§ **Data**
<<<<

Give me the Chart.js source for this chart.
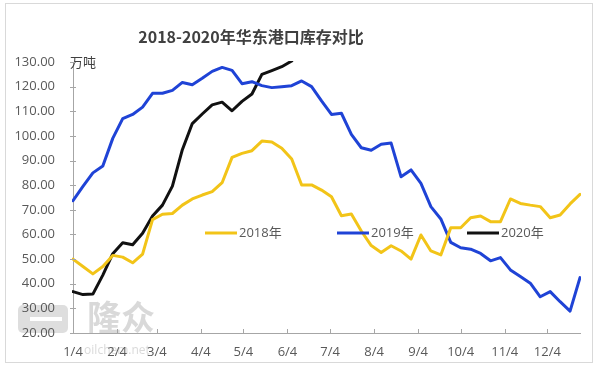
<!DOCTYPE html>
<html>
<head>
<meta charset="utf-8">
<script src="https://cdn.jsdelivr.net/npm/chart.js@4.4.1/dist/chart.umd.min.js"></script>
<style>
  html, body { margin: 0; padding: 0; background: #fff; }
  #wrap { width: 600px; height: 371px; }
</style>
</head>
<body>
<div id="wrap"><canvas id="stockChart" width="600" height="371"></canvas></div>
<script>
// weekly sample dates (plotted on one shared calendar)
const weeks = ['1/4', '1/11', '1/18', '1/25', '2/1', '2/8', '2/15', '2/22', '3/1', '3/8', '3/15', '3/22', '3/29',
    '4/5', '4/12', '4/19', '4/26', '5/3', '5/10', '5/17', '5/24', '5/31', '6/7', '6/14', '6/21', '6/28',
    '7/5', '7/12', '7/19', '7/26', '8/2', '8/9', '8/16', '8/23', '8/30', '9/6', '9/13', '9/20', '9/27',
    '10/4', '10/11', '10/18', '10/25', '11/1', '11/8', '11/15', '11/22', '11/29', '12/6', '12/13', '12/20', '12/27'];

// x axis tick labels
const monthTicks = ['1/4', '2/4', '3/4', '4/4', '5/4', '6/4', '7/4', '8/4', '9/4', '10/4', '11/4', '12/4'];

// inventory, 万吨
const stock2018 = [50.0, 47.0, 44.0, 47.0, 51.5, 50.8, 48.5, 52.0, 66.0, 68.2, 68.5, 71.9, 74.4,
    76.0, 77.4, 81.0, 91.3, 92.9, 94.0, 97.9, 97.5, 95.0, 90.6, 80.1, 80.1, 78.0,
    75.3, 67.6, 68.3, 61.4, 55.5, 52.7, 55.4, 53.3, 50.0, 59.8, 53.3, 51.7, 62.7,
    62.7, 66.8, 67.5, 65.2, 65.2, 74.4, 72.6, 71.9, 71.3, 66.8, 67.9, 72.4, 76.3];
const stock2019 = [73.7, 79.5, 85.0, 87.8, 99.0, 107.0, 108.7, 111.7, 117.3, 117.3, 118.5, 121.7, 120.8,
    123.4, 126.2, 127.8, 126.6, 121.2, 122.0, 120.4, 119.6, 120.0, 120.4, 122.3, 120.0, 114.2,
    108.7, 109.2, 100.6, 95.2, 94.2, 96.6, 97.1, 83.4, 86.2, 80.7, 71.3, 66.3, 56.8,
    54.6, 54.0, 52.3, 49.3, 50.6, 45.6, 42.9, 40.2, 34.7, 36.8, 32.7, 28.9, 42.5];
const stock2020 = [36.8, 35.6, 35.8, 43.5, 52.2, 56.6, 55.8, 60.5, 67.5, 71.9, 79.6, 94.4, 105.0,
    108.9, 112.6, 113.7, 110.2, 114.0, 117.0, 125.0, 126.5, 128.1, 130.4];

const seriesNames = ['2018年', '2019年', '2020年'];
const seriesColors = ['#f2c418', '#1f43d6', '#111111'];

const yTicks = [20, 30, 40, 50, 60, 70, 80, 90, 100, 110, 120, 130];

function dayOf(md) {
    const [m, d] = md.split('/').map(Number);
    return (Date.UTC(2019, m - 1, d) - Date.UTC(2019, 0, 4)) / 86400000;
}

function toPoints(values) {
    return values.map((v, i) => ({ x: dayOf(weeks[i]), y: v }));
}

const TEXT_FONT = '"Open Sans", "Noto Sans CJK SC", sans-serif';

// title, unit, legend, watermark, frame and inner tick marks
const decorations = {
    id: 'decorations',
    beforeDraw(chart) {
        const ctx = chart.ctx;
        ctx.save();
        ctx.strokeStyle = '#d9d9d9';
        ctx.lineWidth = 1;
        ctx.strokeRect(5.5, 3.5, 587, 359);

        // watermark
        ctx.fillStyle = 'rgba(190,190,190,0.5)';
        ctx.beginPath();
        ctx.roundRect(18, 305, 50, 28, 5);
        ctx.fill();
        ctx.fillStyle = '#fff';
        ctx.fillRect(30, 317, 32, 4);
        ctx.fillStyle = 'rgba(185,185,185,0.55)';
        ctx.font = 'bold 34px "Noto Sans CJK SC"';
        ctx.textAlign = 'center';
        ctx.textBaseline = 'middle';
        ctx.fillText('隆众', 121, 317);
        ctx.font = '12px "Open Sans"';
        ctx.fillText('oilchem.net', 117, 351);
        ctx.restore();
    },
    afterDraw(chart) {
        const ctx = chart.ctx;
        const { x, y } = chart.scales;
        const area = chart.chartArea;
        ctx.save();

        // title
        ctx.fillStyle = '#404040';
        ctx.font = 'bold 16px "Noto Sans CJK SC"';
        ctx.textAlign = 'center';
        ctx.textBaseline = 'middle';
        ctx.fillText('2018-2020年华东港口库存对比', 251, 37);

        // unit
        ctx.font = '13px "Noto Sans CJK SC"';
        ctx.textAlign = 'left';
        ctx.fillText('万吨', 70, 62);

        // tick marks pointing into the plot
        ctx.strokeStyle = '#a6a6a6';
        ctx.lineWidth = 1;
        ctx.beginPath();
        x.ticks.forEach(t => {
            const px = Math.round(x.getPixelForValue(t.value)) + 0.5;
            ctx.moveTo(px, area.bottom);
            ctx.lineTo(px, area.bottom - 4);
        });
        y.ticks.forEach(t => {
            const py = Math.round(y.getPixelForValue(t.value)) + 0.5;
            ctx.moveTo(area.left - 3, py);
            ctx.lineTo(area.left + 3, py);
        });
        ctx.stroke();

        // legend inside the plot
        const legendX = [205, 337, 467];
        const legendY = 233;
        chart.data.datasets.forEach((ds, i) => {
            ctx.strokeStyle = ds.borderColor;
            ctx.lineWidth = 3;
            ctx.beginPath();
            ctx.moveTo(legendX[i], legendY);
            ctx.lineTo(legendX[i] + 32, legendY);
            ctx.stroke();
            ctx.fillStyle = '#595959';
            ctx.font = '13px ' + TEXT_FONT;
            ctx.textAlign = 'left';
            ctx.textBaseline = 'middle';
            ctx.fillText(ds.label, legendX[i] + 34, legendY);
        });
        ctx.restore();
    }
};

const allSeries = [stock2018, stock2019, stock2020];

new Chart(document.getElementById('stockChart'), {
    type: 'line',
    data: {
        datasets: allSeries.map((vals, i) => ({
            label: seriesNames[i],
            data: toPoints(vals),
            borderColor: seriesColors[i],
            backgroundColor: seriesColors[i],
            borderWidth: 3,
            pointRadius: 0,
            tension: 0,
            borderJoinStyle: 'round',
            borderCapStyle: 'round',
            fill: false,
            clip: 1
        }))
    },
    options: {
        responsive: false,
        devicePixelRatio: 1,
        animation: false,
        layout: { padding: { top: 62, right: 20, left: 0, bottom: 0 } },
        plugins: {
            legend: { display: false },
            title: { display: false },
            tooltip: { enabled: false }
        },
        scales: {
            x: {
                type: 'linear',
                min: 0,
                max: dayOf(weeks[weeks.length - 1]),
                afterBuildTicks(axis) {
                    axis.ticks = monthTicks.map(m => ({ value: dayOf(m) }));
                },
                afterFit(axis) { axis.height = 38; },
                grid: { display: false, drawTicks: false },
                border: { display: true, color: '#a6a6a6', width: 1 },
                ticks: {
                    autoSkip: false,
                    maxRotation: 0,
                    padding: 11,
                    color: '#595959',
                    font: { family: TEXT_FONT, size: 13 },
                    callback(value) {
                        const m = monthTicks.find(t => dayOf(t) === value);
                        return m || '';
                    }
                }
            },
            y: {
                min: 20,
                max: 130,
                afterBuildTicks(axis) {
                    axis.ticks = yTicks.map(v => ({ value: v }));
                },
                afterFit(axis) { axis.width = 73; },
                grid: { display: false, drawTicks: false },
                border: { display: true, color: '#a6a6a6', width: 1 },
                ticks: {
                    padding: 18,
                    color: '#595959',
                    font: { family: TEXT_FONT, size: 13 },
                    callback: v => Number(v).toFixed(2)
                }
            }
        }
    },
    plugins: [decorations]
});
</script>
</body>
</html>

>>>>

§ **What you should do**
Extract, word for word, each line from the top of the data down to and including the line with "110, 120, 130];"; skip the pictures.

§ **The output**
Give me the Chart.js source for this chart.
<!DOCTYPE html>
<html>
<head>
<meta charset="utf-8">
<script src="https://cdn.jsdelivr.net/npm/chart.js@4.4.1/dist/chart.umd.min.js"></script>
<style>
  html, body { margin: 0; padding: 0; background: #fff; }
  #wrap { width: 600px; height: 371px; }
</style>
</head>
<body>
<div id="wrap"><canvas id="stockChart" width="600" height="371"></canvas></div>
<script>
// weekly sample dates (plotted on one shared calendar)
const weeks = ['1/4', '1/11', '1/18', '1/25', '2/1', '2/8', '2/15', '2/22', '3/1', '3/8', '3/15', '3/22', '3/29',
    '4/5', '4/12', '4/19', '4/26', '5/3', '5/10', '5/17', '5/24', '5/31', '6/7', '6/14', '6/21', '6/28',
    '7/5', '7/12', '7/19', '7/26', '8/2', '8/9', '8/16', '8/23', '8/30', '9/6', '9/13', '9/20', '9/27',
    '10/4', '10/11', '10/18', '10/25', '11/1', '11/8', '11/15', '11/22', '11/29', '12/6', '12/13', '12/20', '12/27'];

// x axis tick labels
const monthTicks = ['1/4', '2/4', '3/4', '4/4', '5/4', '6/4', '7/4', '8/4', '9/4', '10/4', '11/4', '12/4'];

// inventory, 万吨
const stock2018 = [50.0, 47.0, 44.0, 47.0, 51.5, 50.8, 48.5, 52.0, 66.0, 68.2, 68.5, 71.9, 74.4,
    76.0, 77.4, 81.0, 91.3, 92.9, 94.0, 97.9, 97.5, 95.0, 90.6, 80.1, 80.1, 78.0,
    75.3, 67.6, 68.3, 61.4, 55.5, 52.7, 55.4, 53.3, 50.0, 59.8, 53.3, 51.7, 62.7,
    62.7, 66.8, 67.5, 65.2, 65.2, 74.4, 72.6, 71.9, 71.3, 66.8, 67.9, 72.4, 76.3];
const stock2019 = [73.7, 79.5, 85.0, 87.8, 99.0, 107.0, 108.7, 111.7, 117.3, 117.3, 118.5, 121.7, 120.8,
    123.4, 126.2, 127.8, 126.6, 121.2, 122.0, 120.4, 119.6, 120.0, 120.4, 122.3, 120.0, 114.2,
    108.7, 109.2, 100.6, 95.2, 94.2, 96.6, 97.1, 83.4, 86.2, 80.7, 71.3, 66.3, 56.8,
    54.6, 54.0, 52.3, 49.3, 50.6, 45.6, 42.9, 40.2, 34.7, 36.8, 32.7, 28.9, 42.5];
const stock2020 = [36.8, 35.6, 35.8, 43.5, 52.2, 56.6, 55.8, 60.5, 67.5, 71.9, 79.6, 94.4, 105.0,
    108.9, 112.6, 113.7, 110.2, 114.0, 117.0, 125.0, 126.5, 128.1, 130.4];

const seriesNames = ['2018年', '2019年', '2020年'];
const seriesColors = ['#f2c418', '#1f43d6', '#111111'];

const yTicks = [20, 30, 40, 50, 60, 70, 80, 90, 100, 110, 120, 130];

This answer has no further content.